On Mon, 27 Mar 2023 05:13:04 PDT (-0700), a...@kernel.org wrote:
From: Arnd Bergmann <a...@arndb.de>

No other architecture intentionally writes back dirty cache lines into
a buffer that a device has just finished writing into.
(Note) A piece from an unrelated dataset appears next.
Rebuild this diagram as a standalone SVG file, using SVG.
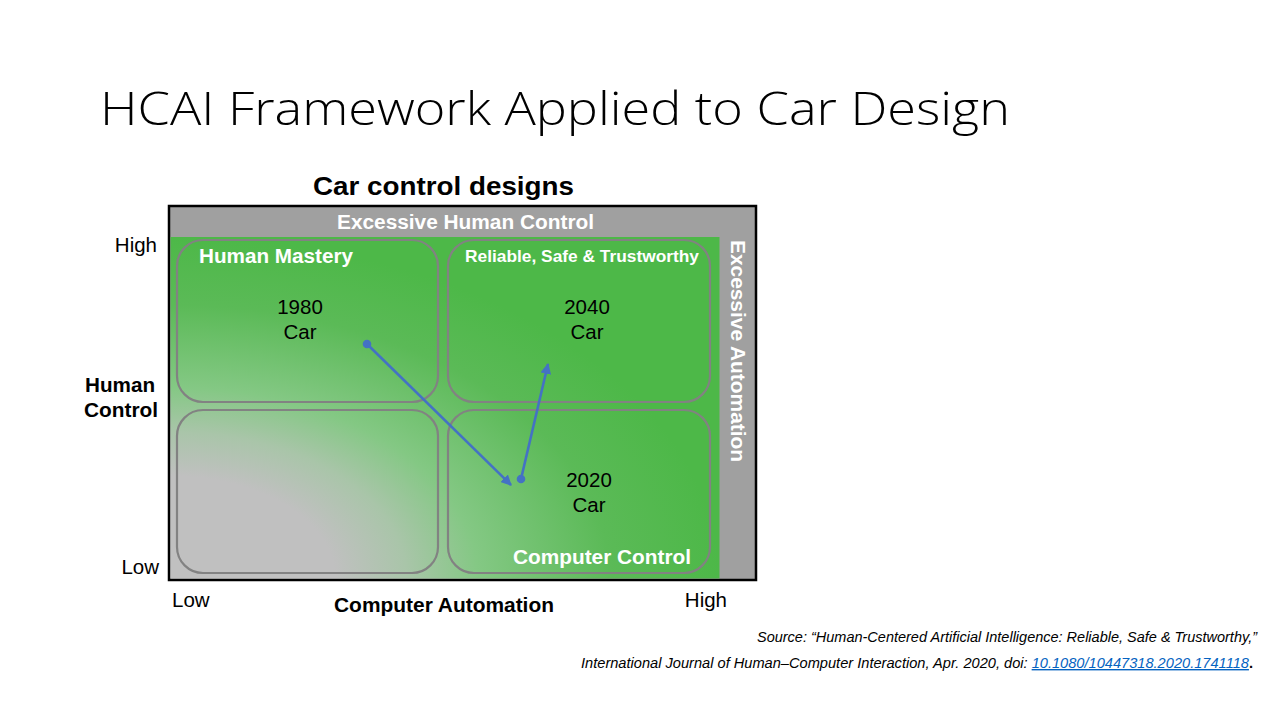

If the cache is
clean, this has no effect at all, but if a cacheline in the buffer has
actually been written by the CPU,  there is a drive bug that is likely
made worse by overwriting that buffer.

Signed-off-by: Arnd Bergmann <a...@arndb.de>
---
 arch/riscv/mm/dma-noncoherent.c | 2 +-
 1 file changed, 1 insertion(+), 1 deletion(-)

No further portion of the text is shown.